Samsung’s latest compact interchangeable-lens camera
By David Dahlquist
Samsung on Tuesday announced the NX100, a 14.6 megapixel compact interchangeable lens camera that aims to pack the power of a DSLR in the body of a compact point-and-shoot. The NX100 shares much of its technology with Samsung’s slightly bulkier NX10 model, such as an APS-C size sensor, a 3-inch AMOLED screen, and 720p HD movie recording. The NX100’s 100-3200 ISO will be expandable to a maximum of 6400. Unlike the NX10, a detachable flash and electronic viewfinder will be sold separately instead of packaged with the camera.
One of the NX100’s highly touted features is its special i-Function lens, which will let users select and adjust exposure parameters by using a single button and focus ring on the lens. Typically, photographers wrap their hands around the lens when holding the camera. The i-Function lens will let users quickly change settings like shutter speed, aperture, EV, WB, and ISO, without needing to take the camera off target.
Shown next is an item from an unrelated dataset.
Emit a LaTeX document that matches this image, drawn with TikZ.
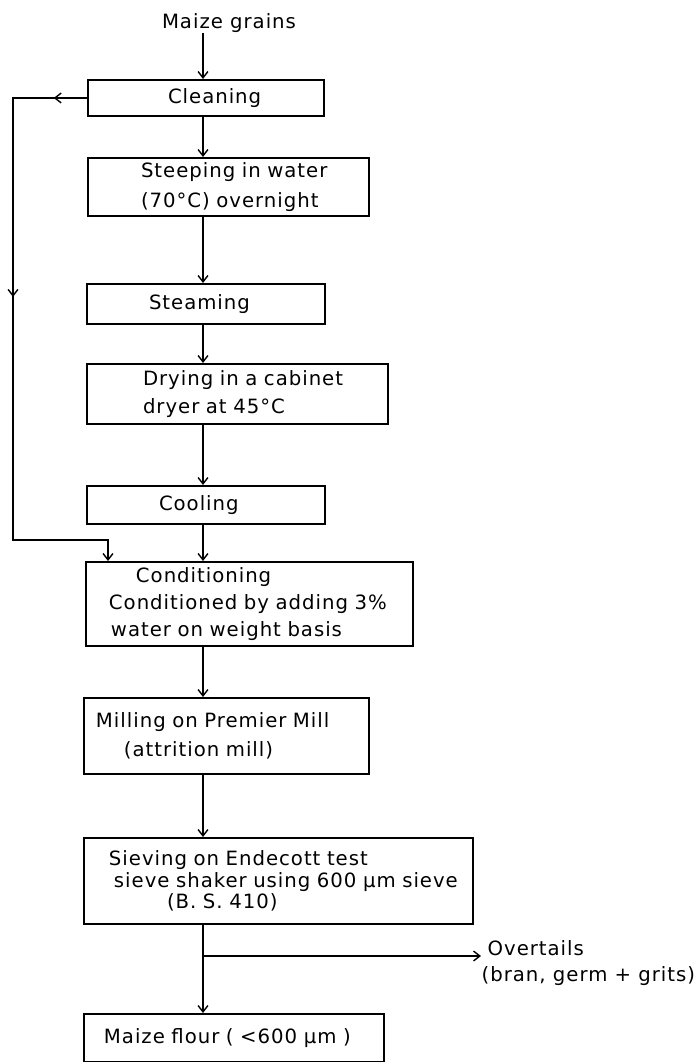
\documentclass[tikz,border=0pt]{standalone}
\usepackage{fontspec}
\setmainfont[LetterSpace=5]{DejaVu Sans}
\usetikzlibrary{arrows.meta,positioning,calc}

\begin{document}
\begin{tikzpicture}[x=0.025cm, y=-0.025cm, ->, >={Straight Barb[length=4.5pt,width=7pt]},
                    line width=1pt, font=\fontsize{14}{20}\selectfont]
  \tikzstyle{stage}=[draw, line width=1.4pt, anchor=north west, align=left,
                     inner xsep=0pt, inner ysep=0pt]
  \useasboundingbox (0,0) rectangle (699,1062);
  \coordinate (spine) at (203,0);

  \node[inner sep=0pt] (grains) at (229,23) {Maize grains};
  \node[stage, text width=5.9cm, minimum height=0.9cm] (clean) at (87,79)
       {\hspace*{2cm}Cleaning};
  \node[stage, text width=7.025cm, minimum height=1.45cm] (steep) at (87,157)
       {\hspace*{1.325cm}Steeping in water\\[1pt] \hspace*{1.325cm}(70°C) overnight};
  \node[stage, text width=5.95cm, minimum height=1cm] (steam) at (86,283)
       {\hspace*{1.55cm}Steaming};
  \node[stage, text width=7.525cm, minimum height=1.5cm] (dry) at (86,363)
       {\hspace*{1.4cm}Drying in a cabinet\\ \hspace*{1.4cm}dryer at 45°C};
  \node[stage, text width=5.95cm, minimum height=0.95cm] (cool) at (86,485)
       {\hspace*{1.8cm}Cooling};
  \node[stage, text width=8.175cm, minimum height=2.1cm] (cond) at (85,561)
       {\hspace*{1.25cm}Conditioning\\[-1pt] \hspace*{0.575cm}Conditioned by adding 3\%\\[-1pt]
        \hspace*{0.625cm}water on weight basis};
  \node[stage, text width=7.125cm, minimum height=1.9cm] (mill) at (83,697)
       {\hspace*{0.3cm}Milling on Premier Mill\\[1pt] \hspace*{1cm}(attrition mill)};
  \node[stage, text width=9.725cm, minimum height=2.15cm] (sieve) at (83,837)
       {\hspace*{0.625cm}Sieving on Endecott test\\[-4.5pt] \hspace*{0.75cm}sieve shaker using 600 µm sieve\\[-4.5pt]
        \hspace*{2.075cm}(B. S. 410)};
  \node[stage, text width=7.5cm, minimum height=1.2cm] (flour) at (83,1013)
       {\hspace*{0.5cm}Maize flour ( <600 µm )};
  \node[inner sep=0pt, anchor=west, align=left] (over) at (481,963)
       {\hspace*{0.15cm}Overtails\\[-1pt](bran, germ + grits)};

  \path (grains.south -| spine) edge (clean.north -| spine)
        (clean.south -| spine)  edge (steep.north -| spine)
        (steep.south -| spine)  edge (steam.north -| spine)
        (steam.south -| spine)  edge (dry.north -| spine)
        (dry.south -| spine)    edge (cool.north -| spine)
        (cool.south -| spine)   edge (cond.north -| spine)
        (cond.south -| spine)   edge (mill.north -| spine)
        (mill.south -| spine)   edge (sieve.north -| spine)
        (sieve.south -| spine)  edge (flour.north -| spine);

  % overtails branch
  \coordinate (split) at (203,956);
  \draw (split) -- (split -| over.west);

  % return line from cleaning to conditioning
  \coordinate (back) at (13,540);
  \coordinate (drop) at (108,540);
  \draw (clean.west) -- (clean.west -| back) -- (back) -- (drop) -- (drop |- cond.north);
  \draw (clean.west) -- ($(clean.west)!0.45!(clean.west -| back)$);
  \draw (clean.west -| back) -- ($(clean.west -| back)!0.45!(back)$);
\end{tikzpicture}
\end{document}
The NX100 also features a lens priority mode, which makes switching lenses easier for less experienced photographers. Each lens is marked with icons that illustrate their main usages, and the camera will provide scene options specifically designed for the lens being used—when a landscape lens is attached, for example, the camera will immediately switch to landscape mode. The camera will also be able to recognize Samsung’s upcoming specialized lenses, and will automatically configure the settings that would best match with them.
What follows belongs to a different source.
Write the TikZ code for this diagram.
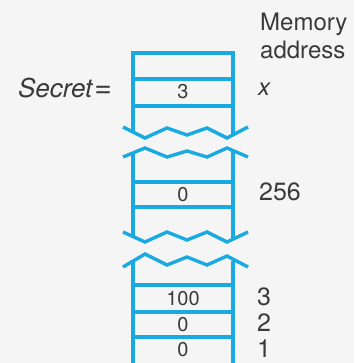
\documentclass[tikz,border=0pt]{standalone}
\usepackage{fontspec}
\setmainfont{TeX Gyre Heros}
\definecolor{bg}{HTML}{F5F5F5}
\definecolor{mblue}{HTML}{1AAAE2}
\definecolor{ink}{HTML}{3A3A3A}
\begin{document}
\begin{tikzpicture}[x=1pt,y=-1pt,
  wall/.style={draw=mblue,line width=3.4pt,line cap=butt,line join=miter},
  cell/.style={text=ink,font=\fontsize{20}{22}\selectfont,inner sep=0pt,anchor=center},
  addr/.style={text=ink,font=\fontsize{25}{28}\selectfont,inner sep=0pt,anchor=center},
  lbl/.style={text=ink,font=\fontsize{24}{28}\selectfont,inner sep=0pt}]
\fill[bg] (0,0) rectangle (354,363);
\useasboundingbox (0,0) rectangle (354,363);
% top block
\draw[wall] (133,132) -- (133,53) -- (233,53) -- (233,135);
\draw[wall] (133,79) -- (233,79);
\draw[wall] (133,106) -- (233,106);
\draw[wall] (123,127) -- (145,138) -- (167,128) -- (187,135) -- (207,128) -- (227,138) -- (248,127);
% middle block
\draw[wall] (123,157) -- (145,148) -- (167,157) -- (187,151) -- (207,157) -- (227,148) -- (248,157);
\draw[wall] (133,153) -- (133,237);
\draw[wall] (233,151) -- (233,238);
\draw[wall] (133,182) -- (233,182);
\draw[wall] (133,207) -- (233,207);
\draw[wall] (123,232) -- (145,242) -- (167,232) -- (187,240) -- (207,232) -- (227,242) -- (248,232);
% bottom block
\draw[wall] (123,267) -- (145,254) -- (167,265) -- (187,257) -- (207,265) -- (227,256) -- (248,267);
\draw[wall] (133,262) -- (133,366);
\draw[wall] (233,261) -- (233,366);
\draw[wall] (133,285) -- (233,285);
\draw[wall] (133,312) -- (233,312);
\draw[wall] (133,337) -- (233,337);
% texts
\node[lbl,anchor=west,align=left] (mem) at (260,36) {Memory\\address};
\node[lbl,font=\fontsize{26}{28}\selectfont\itshape] (sec) at (65,88) {Secret\kern2pt{\upshape\fontsize{30}{30}\selectfont=}};
\node[cell] (c3) at (183,92) {3};
\node[lbl,font=\fontsize{24}{28}\selectfont\itshape] (ax) at (264,89) {x};
\node[cell] (c0a) at (183,195) {0};
\node[addr] (a256) at (280,192) {256};
\node[cell] (c100) at (183,299) {100};
\node[cell] (c0b) at (183,325) {0};
\node[cell] (c0c) at (183,350) {0};
\node[addr] (a3) at (264,297) {3};
\node[addr] (a2) at (264,323) {2};
\node[addr] (a1) at (264,349) {1};
\end{tikzpicture}
\end{document}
At launch, a compact zoom 20-50mm lens will be available, and a 20mm wide angle Pancake lens will be introduced shortly after. Two additional specialized lenses will be available in the first half of 2011: a 60mm Macro lens and 18-200mm Super Zoom lens. Further accessories, including an electronic viewfinder, flash, and GPS tracker, are also planned.
The NX100 will be available in brown and black in the US. It will be sold packaged with the 20-50mm lens for $600 and begin shipping in October.